Reproduce from the records below, with no pictures, exactly the lines between the one containing "Output the web" and the one containing "const y = d3.scaleLinear().domain([0, 16]).range([213.5, 63]);", inclusive.
■ ■ ■ ■ ■
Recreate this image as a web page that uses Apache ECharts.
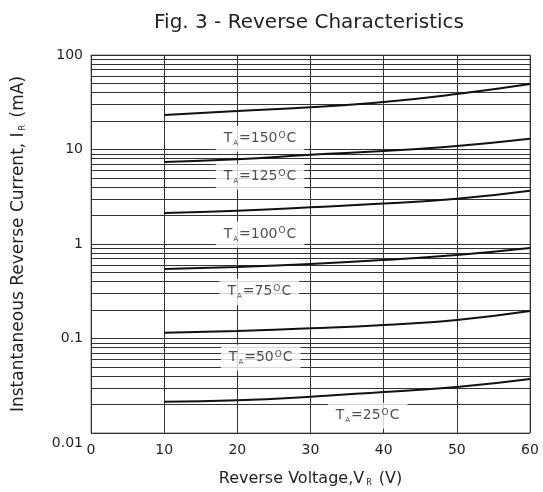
<!DOCTYPE html>
<html>
<head>
<meta charset="utf-8">
<script src="https://cdn.jsdelivr.net/npm/echarts@6/dist/echarts.min.js"></script>
<style>
  html, body { margin: 0; padding: 0; background: #fff; }
  #main { width: 543px; height: 492px; }
</style>
</head>
<body>
<div id="main"></div>
<script>
// 数据
var voltage = [10, 20, 30, 40, 50, 60];
var ir150 = [23.2, 25.5, 28.0, 31.8, 38.6, 49.3];
var ir125 = [7.38, 7.87, 8.81, 9.64, 10.9, 13.0];
var ir100 = [2.13, 2.25, 2.45, 2.68, 3.01, 3.66];
var ir75 = [0.543, 0.571, 0.614, 0.677, 0.765, 0.907];
var ir50 = [0.115, 0.120, 0.128, 0.139, 0.157, 0.195];
var ir25 = [0.0214, 0.0222, 0.0242, 0.0272, 0.0307, 0.0373];

// 曲线标注
var labelText = ['150', '125', '100', '75', '50', '25'];
var labelX = [23.1, 23.1, 23.1, 23.0, 23.2, 37.8];
var labelY = [13.0, 5.15, 1.26, 0.313, 0.0626, 0.0152];

var chart = echarts.init(document.getElementById('main'));

var textColor = '#231f20';
var font = 'DejaVu Sans, Liberation Sans, sans-serif';

// 对数次网格线 2..9
var minorLines = [];
for (var k = -2; k < 2; k++) {
    for (var m = 2; m <= 9; m++) {
        minorLines.push({ yAxis: +(m * Math.pow(10, k)).toPrecision(3) });
    }
}

function curve(name, data) {
    return {
        name: name,
        type: 'line',
        smooth: true,
        showSymbol: false,
        symbol: 'none',
        z: 5,
        lineStyle: { color: '#111', width: 2 },
        data: voltage.map(function (v, i) { return [v, data[i]]; })
    };
}

var subStyle = { fontSize: 8, verticalAlign: 'bottom', padding: [8, 2, 0, 2], color: textColor, fontFamily: font };

var option = {
    backgroundColor: '#fff',
    animation: false,
    title: {
        text: 'Fig. 3 - Reverse Characteristics',
        left: 304,
        textAlign: 'center',
        top: 8,
        textStyle: { color: textColor, fontSize: 20, fontWeight: 'normal', fontFamily: font }
    },
    grid: {
        left: 91,
        right: 13,
        top: 55,
        bottom: 59,
        show: true,
        borderColor: '#777',
        borderWidth: 1
    },
    xAxis: {
        type: 'value',
        min: 0,
        max: 60,
        interval: 10,
        name: 'Reverse Voltage,V{s|R} (V)',
        nameLocation: 'middle',
        nameGap: 38,
        nameTextStyle: {
            color: textColor, fontSize: 16, fontFamily: font,
            rich: { s: subStyle }
        },
        axisLine: { show: false },
        axisTick: { show: false },
        axisLabel: { color: textColor, fontSize: 14, fontFamily: font, margin: 10 },
        splitLine: { show: true, lineStyle: { color: '#333', width: 1 } }
    },
    yAxis: {
        type: 'log',
        logBase: 10,
        min: 0.01,
        max: 100,
        name: 'Instantaneous Reverse Current, I{s|R} (mA)',
        nameLocation: 'middle',
        nameGap: 64,
        nameTextStyle: {
            color: textColor, fontSize: 17, fontFamily: font,
            rich: { s: subStyle }
        },
        axisLine: { show: false },
        axisTick: { show: false },
        axisLabel: {
            color: textColor, fontSize: 14, fontFamily: font, margin: 8,
            formatter: function (v) {
                var s = String(+v.toPrecision(3));
                return v < 0.02 ? '{low|' + s + '}' : s;
            },
            rich: {
                low: { color: textColor, fontSize: 14, fontFamily: font, padding: [20, 0, 0, 0] }
            }
        },
        splitLine: { show: true, lineStyle: { color: '#333', width: 1 } }
    },
    series: [
        {
            name: 'grid',
            type: 'line',
            data: [],
            silent: true,
            markLine: {
                silent: true,
                symbol: 'none',
                label: { show: false },
                lineStyle: { color: '#333', width: 1, type: 'solid' },
                data: minorLines
            }
        },
        curve('150', ir150),
        curve('125', ir125),
        curve('100', ir100),
        curve('75', ir75),
        curve('50', ir50),
        curve('25', ir25),
        {
            name: 'labels',
            type: 'scatter',
            symbolSize: 0,
            z: 10,
            silent: true,
            data: labelX.map(function (x, i) { return [x, labelY[i], labelText[i]]; }),
            label: {
                show: true,
                position: 'inside',
                backgroundColor: '#fff',
                padding: [5, 8, 5, 8],
                color: textColor,
                fontSize: 14,
                fontFamily: font,
                formatter: function (p) {
                    return 'T{s|A}=' + p.data[2] + '{o|O}C';
                },
                rich: {
                    s: { fontSize: 7, verticalAlign: 'bottom', padding: [8, 1, 0, 1], color: textColor, fontFamily: font },
                    o: { fontSize: 9, verticalAlign: 'top', padding: [0, 1, 7, 1], color: textColor, fontFamily: font }
                }
            }
        }
    ]
};

chart.setOption(option);

window.addEventListener('resize', function () {
    chart.resize();
});
</script>
</body>
</html>
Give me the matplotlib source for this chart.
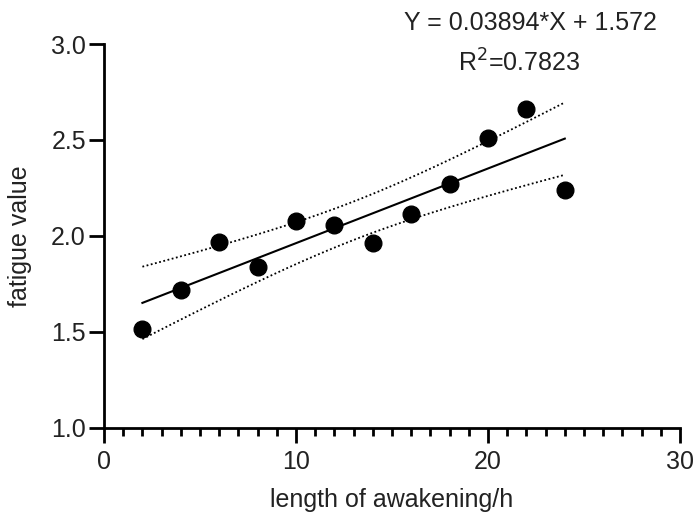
import numpy as np
import matplotlib.pyplot as plt
from matplotlib.ticker import MultipleLocator

plt.rcParams['font.family'] = ['Liberation Sans', 'DejaVu Sans']

# hours awake vs fatigue value
hours = [2, 4, 6, 8, 10, 12, 14, 16, 18, 20, 22, 24]
fatigue = [1.513, 1.717, 1.969, 1.838, 2.079, 2.058, 1.963, 2.115, 2.272, 2.508, 2.660, 2.236]

slope = 0.03894
intercept = 1.572
r2 = 0.7823
t_crit = 2.228  # t(0.975, df=10)

x = np.array(hours, dtype=float)
y = np.array(fatigue)
xs = np.linspace(x.min(), x.max(), 100)
fit = slope * xs + intercept

# 95% confidence band of the regression line
n = len(x)
resid = y - (slope * x + intercept)
s = np.sqrt(np.sum(resid ** 2) / (n - 2))
sxx = np.sum((x - x.mean()) ** 2)
half = t_crit * s * np.sqrt(1 / n + (xs - x.mean()) ** 2 / sxx)

fig = plt.figure(figsize=(6.98, 5.21), dpi=100)
ax = fig.add_axes([104 / 698, 1 - 427.5 / 521, 576 / 698, 383.5 / 521])

ax.plot(xs, fit, color='black', lw=1.5)
ax.plot(xs, fit + half, color='black', lw=1.3, ls=(0, (1, 1.4)))
ax.plot(xs, fit - half, color='black', lw=1.3, ls=(0, (1, 1.4)))
ax.plot(x, y, 'o', color='black', ms=12, clip_on=False)

ax.set_xlim(0, 30)
ax.set_ylim(1.0, 3.0)
ax.xaxis.set_major_locator(MultipleLocator(10))
ax.xaxis.set_minor_locator(MultipleLocator(1))
ax.yaxis.set_major_locator(MultipleLocator(0.5))
ax.yaxis.set_major_formatter(plt.FormatStrFormatter('%.1f'))

for side in ['top', 'right']:
    ax.spines[side].set_visible(False)
for side in ['left', 'bottom']:
    ax.spines[side].set_linewidth(2.0)

ax.tick_params(which='major', length=11, width=2.0, labelsize=18, colors='black')
ax.tick_params(axis='x', which='major', pad=5)
ax.tick_params(axis='y', which='major', pad=2)
ax.tick_params(which='minor', length=6, width=2.0)
for lbl in ax.get_xticklabels() + ax.get_yticklabels():
    lbl.set_color('#222222')

ax.set_xlabel('length of awakening/h', fontsize=18, color='#222222', va='baseline')
ax.xaxis.set_label_coords(0.5, (427.5 - 507) / 383.5)
ax.set_ylabel('fatigue value', fontsize=18, color='#222222', va='baseline')
ax.yaxis.set_label_coords((27 - 104) / 576, 0.5)

fig.text(530 / 698, 1 - 30 / 521, 'Y = 0.03894*X + 1.572', fontsize=18,
         ha='center', va='baseline', color='#222222')
fig.text(519 / 698, 1 - 72 / 521, r'R$^2$=%.4f' % r2, fontsize=18,
         ha='center', va='baseline', color='#222222')

fig.savefig('out.png', dpi=100)
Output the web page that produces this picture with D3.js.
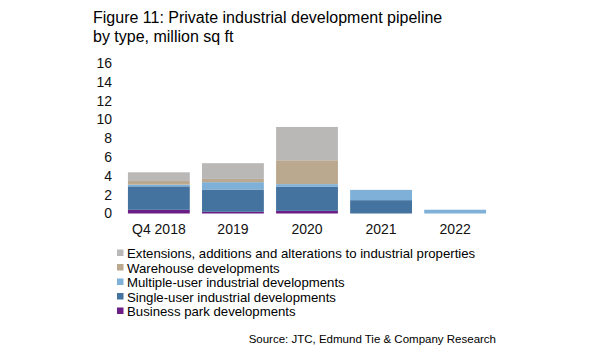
<!DOCTYPE html>
<html>
<head>
<meta charset="UTF-8">
<title>Industrial pipeline</title>
<script src="https://d3js.org/d3.v7.min.js"></script>
<style>
  body { margin: 0; background: #fff; font-family: "Liberation Sans", Arial, sans-serif; color: #111; }
</style>
</head>
<body>
<div id="chart"></div>
<script>
const categories = ["Q4 2018", "2019", "2020", "2021", "2022"];
const seriesNames = [
  "Business park developments",
  "Single-user industrial developments",
  "Multiple-user industrial developments",
  "Warehouse developments",
  "Extensions, additions and alterations to industrial properties"
];
const businessPark = [0.39, 0.18, 0.28, 0, 0];
const singleUser   = [2.5, 2.37, 2.55, 1.42, 0];
const multipleUser = [0.18, 0.78, 0.29, 1.09, 0.4];
const warehouse    = [0.39, 0.35, 2.54, 0, 0];
const extensions   = [0.92, 1.67, 3.54, 0, 0];
const yTicks = [0, 2, 4, 6, 8, 10, 12, 14, 16];
const colors = ["#6b1f86", "#44739f", "#7fb0d8", "#bba98f", "#bab7b7"];

const width = 599, height = 362;
const svg = d3.select("#chart").append("svg")
  .attr("width", width).attr("height", height);

const table = categories.map((c, i) => ({
  cat: c,
  s0: businessPark[i], s1: singleUser[i], s2: multipleUser[i], s3: warehouse[i], s4: extensions[i]
}));
const keys = ["s0", "s1", "s2", "s3", "s4"];
const stacked = d3.stack().keys(keys)(table);

const x = d3.scaleBand().domain(categories).range([122, 492]).paddingInner(0.165).paddingOuter(0.08);
const y = d3.scaleLinear().domain([0, 16]).range([213.5, 63]);

// title
svg.append("text").attr("x", 93).attr("y", 23).attr("font-size", 16).text("Figure 11: Private industrial development pipeline");
svg.append("text").attr("x", 93).attr("y", 42).attr("font-size", 16).text("by type, million sq ft");

// bars
svg.selectAll(".layer").data(stacked).enter().append("g")
  .attr("fill", (d, i) => colors[i])
  .selectAll("rect").data(d => d).enter().append("rect")
  .attr("x", d => x(d.data.cat))
  .attr("y", d => y(d[1]))
  .attr("width", x.bandwidth())
  .attr("height", d => y(d[0]) - y(d[1]));

// y axis
const yAxis = svg.append("g").attr("transform", "translate(112,0)")
  .call(d3.axisLeft(y).tickValues(yTicks).tickSize(0).tickPadding(0));
yAxis.select(".domain").remove();
yAxis.selectAll("text").attr("font-size", 14).attr("font-family", "Liberation Sans, Arial, sans-serif").attr("fill", "#111");

// x axis
const xAxis = svg.append("g").attr("transform", "translate(0,224)")
  .call(d3.axisBottom(x).tickSize(0).tickPadding(0));
xAxis.select(".domain").remove();
xAxis.selectAll("text").attr("font-size", 14).attr("font-family", "Liberation Sans, Arial, sans-serif").attr("fill", "#111");

// legend (top item is last series)
const legendOrder = [4, 3, 2, 1, 0];
const lg = svg.append("g");
legendOrder.forEach((si, k) => {
  const cy = 253 + k * 14.5;
  lg.append("rect").attr("x", 117).attr("y", cy - 3.5).attr("width", 6.5).attr("height", 6.5).attr("fill", colors[si]);
  lg.append("text").attr("x", 127).attr("y", cy + 5).attr("font-size", 13.2).text(seriesNames[si]);
});

// source
svg.append("text").attr("x", 496).attr("y", 343).attr("text-anchor", "end").attr("font-size", 11.5)
  .text("Source: JTC, Edmund Tie & Company Research");
</script>
</body>
</html>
■ ■ ■ ■ ■
--- Full output ---
Output the web page that produces this picture with D3.js.
<!DOCTYPE html>
<html>
<head>
<meta charset="UTF-8">
<title>Industrial pipeline</title>
<script src="https://d3js.org/d3.v7.min.js"></script>
<style>
  body { margin: 0; background: #fff; font-family: "Liberation Sans", Arial, sans-serif; color: #111; }
</style>
</head>
<body>
<div id="chart"></div>
<script>
const categories = ["Q4 2018", "2019", "2020", "2021", "2022"];
const seriesNames = [
  "Business park developments",
  "Single-user industrial developments",
  "Multiple-user industrial developments",
  "Warehouse developments",
  "Extensions, additions and alterations to industrial properties"
];
const businessPark = [0.39, 0.18, 0.28, 0, 0];
const singleUser   = [2.5, 2.37, 2.55, 1.42, 0];
const multipleUser = [0.18, 0.78, 0.29, 1.09, 0.4];
const warehouse    = [0.39, 0.35, 2.54, 0, 0];
const extensions   = [0.92, 1.67, 3.54, 0, 0];
const yTicks = [0, 2, 4, 6, 8, 10, 12, 14, 16];
const colors = ["#6b1f86", "#44739f", "#7fb0d8", "#bba98f", "#bab7b7"];

const width = 599, height = 362;
const svg = d3.select("#chart").append("svg")
  .attr("width", width).attr("height", height);

const table = categories.map((c, i) => ({
  cat: c,
  s0: businessPark[i], s1: singleUser[i], s2: multipleUser[i], s3: warehouse[i], s4: extensions[i]
}));
const keys = ["s0", "s1", "s2", "s3", "s4"];
const stacked = d3.stack().keys(keys)(table);

const x = d3.scaleBand().domain(categories).range([122, 492]).paddingInner(0.165).paddingOuter(0.08);
const y = d3.scaleLinear().domain([0, 16]).range([213.5, 63]);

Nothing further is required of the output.